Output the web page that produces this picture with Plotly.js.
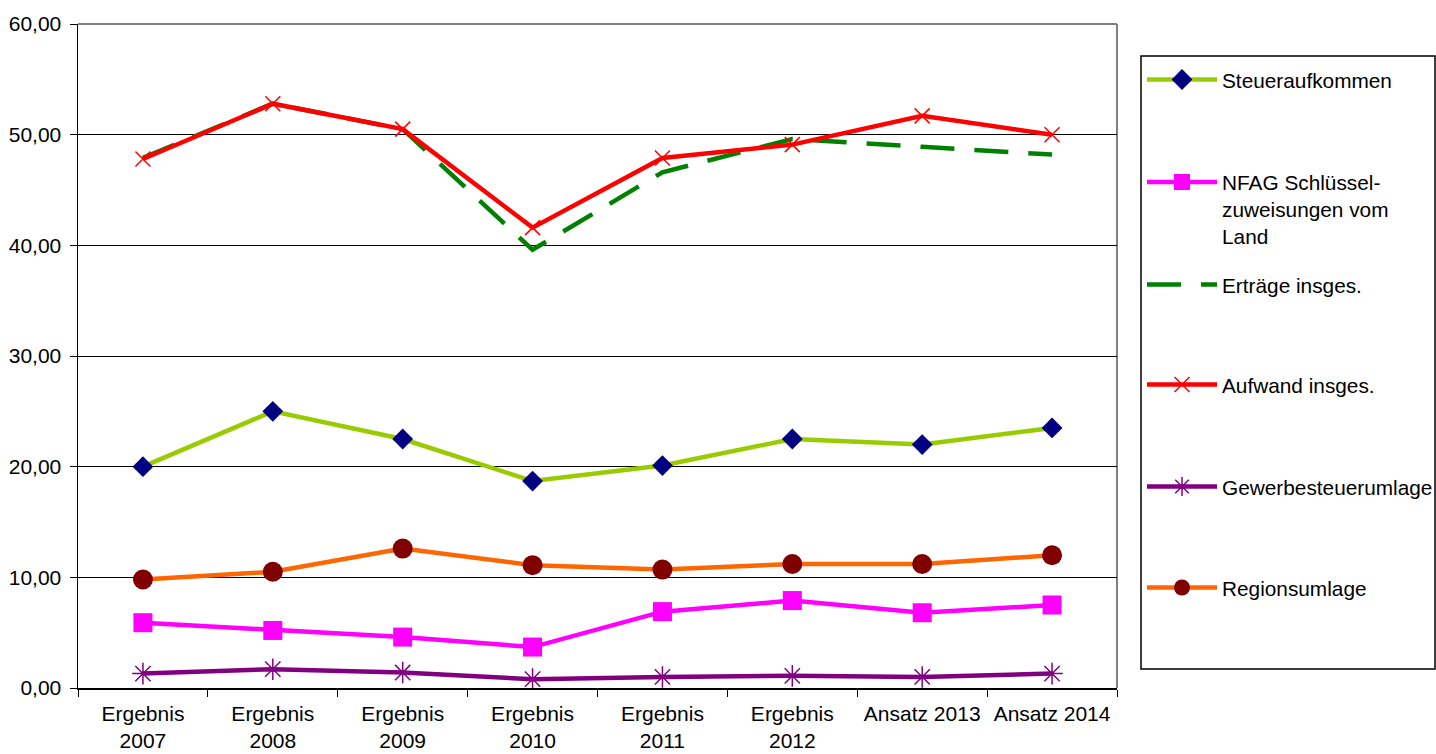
<!DOCTYPE html>
<html>
<head>
<meta charset="utf-8">
<script src="https://cdn.plot.ly/plotly-3.0.1.min.js"></script>
<style>
html,body{margin:0;padding:0;background:#fff;}
#chart{width:1436px;height:754px;}
</style>
</head>
<body>
<div id="chart"></div>
<script>
const categories = ["Ergebnis<br>2007","Ergebnis<br>2008","Ergebnis<br>2009","Ergebnis<br>2010","Ergebnis<br>2011","Ergebnis<br>2012","Ansatz 2013","Ansatz 2014"];
const steueraufkommen = [20.0, 25.0, 22.5, 18.7, 20.1, 22.5, 22.0, 23.5];
const nfagSchluesselzuweisungen = [5.9, 5.2, 4.6, 3.7, 6.9, 7.9, 6.8, 7.5];
const ertraegeInsges = [47.9, 52.8, 50.5, 39.6, 46.6, 49.6, 48.9, 48.2];
const aufwandInsges = [47.8, 52.8, 50.5, 41.6, 47.9, 49.1, 51.7, 50.0];
const gewerbesteuerumlage = [1.3, 1.7, 1.4, 0.8, 1.0, 1.1, 1.0, 1.3];
const regionsumlage = [9.8, 10.5, 12.6, 11.1, 10.7, 11.2, 11.2, 12.0];
const seriesNames = ["Steueraufkommen","NFAG Schlüssel-<br>zuweisungen vom<br>Land","Erträge insges.","Aufwand insges.","Gewerbesteuerumlage","Regionsumlage"];

const FONT = "Liberation Sans, Arial, sans-serif";
const W = 1436, H = 754;
const L = 78, R = 1117, T = 24, B = 688;
const px2x = p => (p - L) / (R - L);
const py2y = p => (B - p) / (B - T);

const traces = [
  {y: steueraufkommen, name: seriesNames[0], legend: "legend",
   line: {color: "#99CC00", width: 4.5},
   marker: {symbol: "diamond", size: 16, color: "#000080"}},
  {y: nfagSchluesselzuweisungen, name: seriesNames[1], legend: "legend2",
   line: {color: "#FF00FF", width: 4.5},
   marker: {symbol: "square", size: 19, color: "#FF00FF"}},
  {y: ertraegeInsges, name: seriesNames[2], legend: "legend3",
   line: {color: "#008000", width: 4.5, dash: "34px,20px"},
   mode: "lines"},
  {y: aufwandInsges, name: seriesNames[3], legend: "legend4",
   line: {color: "#FF0000", width: 4.5},
   marker: {symbol: "x-thin", size: 15, color: "#FF0000", line: {color: "#FF0000", width: 1.5}}},
  {y: gewerbesteuerumlage, name: seriesNames[4], legend: "legend5",
   line: {color: "#800080", width: 4.5},
   marker: {symbol: "asterisk", size: 18, color: "#800080", line: {color: "#800080", width: 1.5}}},
  {y: regionsumlage, name: seriesNames[5], legend: "legend6",
   line: {color: "#FF6600", width: 4.5},
   marker: {symbol: "circle", size: 20, color: "#800000"}}
].map(t => Object.assign({type: "scatter", mode: "lines+markers", x: categories, cliponaxis: false}, t));

function mkLegend(py, anchor) {
  return {
    xref: "container", yref: "container",
    x: 1142 / W, xanchor: "left",
    y: 1 - py / H, yanchor: anchor || "middle",
    bgcolor: "rgba(0,0,0,0)", borderwidth: 0,
    font: {family: FONT, size: 20.8, color: "#000"},
    itemwidth: 70, valign: "top", itemclick: false, itemdoubleclick: false
  };
}

const layout = {
  width: W, height: H,
  margin: {l: L, r: W - R, t: T, b: H - B, pad: 0, autoexpand: false},
  paper_bgcolor: "#fff", plot_bgcolor: "#fff",
  font: {family: FONT, size: 21, color: "#000"},
  showlegend: true,
  legend: mkLegend(80),
  legend2: mkLegend(162, "top"),
  legend3: mkLegend(285),
  legend4: mkLegend(385),
  legend5: mkLegend(487),
  legend6: mkLegend(588),
  xaxis: {
    type: "category", range: [-0.5, 7.5], fixedrange: true,
    showgrid: false, zeroline: false,
    showline: true, linecolor: "#000", linewidth: 1.5,
    ticks: "outside", tickson: "boundaries", ticklen: 7, tickcolor: "#000", tickwidth: 1,
    ticklabelstandoff: 6,
    tickfont: {family: FONT, size: 21, color: "#000"}
  },
  yaxis: {
    range: [0, 60], dtick: 10, tick0: 0, fixedrange: true,
    tickformat: ".2f",
    showgrid: true, gridcolor: "#000", gridwidth: 1,
    zeroline: false,
    showline: true, linecolor: "#000", linewidth: 1.5,
    ticks: "outside", ticklen: 7, tickcolor: "#000", tickwidth: 1,
    ticklabelstandoff: 4,
    tickfont: {family: FONT, size: 21, color: "#000"}
  },
  separators: ",.",
  shapes: [
    {type: "line", xref: "paper", yref: "paper", x0: 0, x1: 1, y0: 1, y1: 1, line: {color: "#808080", width: 2}, layer: "above"},
    {type: "line", xref: "paper", yref: "paper", x0: 1, x1: 1, y0: 0, y1: 1, line: {color: "#808080", width: 2}, layer: "below"},
    {type: "rect", xref: "paper", yref: "paper", x0: px2x(1141), x1: px2x(1435), y0: py2y(669), y1: py2y(56), line: {color: "#000", width: 1.5}, fillcolor: "rgba(0,0,0,0)"}
  ]
};

Plotly.newPlot("chart", traces, layout, {displayModeBar: false, staticPlot: true});
</script>
</body>
</html>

....

Your objective | The lines from the start of the data through the line that contains "const py2y = p => (B - p) / (B - T);" are to be returned exactly, please, with both ends included and every picture left out.

Output of the exercise |
Output the web page that produces this picture with Plotly.js.
<!DOCTYPE html>
<html>
<head>
<meta charset="utf-8">
<script src="https://cdn.plot.ly/plotly-3.0.1.min.js"></script>
<style>
html,body{margin:0;padding:0;background:#fff;}
#chart{width:1436px;height:754px;}
</style>
</head>
<body>
<div id="chart"></div>
<script>
const categories = ["Ergebnis<br>2007","Ergebnis<br>2008","Ergebnis<br>2009","Ergebnis<br>2010","Ergebnis<br>2011","Ergebnis<br>2012","Ansatz 2013","Ansatz 2014"];
const steueraufkommen = [20.0, 25.0, 22.5, 18.7, 20.1, 22.5, 22.0, 23.5];
const nfagSchluesselzuweisungen = [5.9, 5.2, 4.6, 3.7, 6.9, 7.9, 6.8, 7.5];
const ertraegeInsges = [47.9, 52.8, 50.5, 39.6, 46.6, 49.6, 48.9, 48.2];
const aufwandInsges = [47.8, 52.8, 50.5, 41.6, 47.9, 49.1, 51.7, 50.0];
const gewerbesteuerumlage = [1.3, 1.7, 1.4, 0.8, 1.0, 1.1, 1.0, 1.3];
const regionsumlage = [9.8, 10.5, 12.6, 11.1, 10.7, 11.2, 11.2, 12.0];
const seriesNames = ["Steueraufkommen","NFAG Schlüssel-<br>zuweisungen vom<br>Land","Erträge insges.","Aufwand insges.","Gewerbesteuerumlage","Regionsumlage"];

const FONT = "Liberation Sans, Arial, sans-serif";
const W = 1436, H = 754;
const L = 78, R = 1117, T = 24, B = 688;
const px2x = p => (p - L) / (R - L);
const py2y = p => (B - p) / (B - T);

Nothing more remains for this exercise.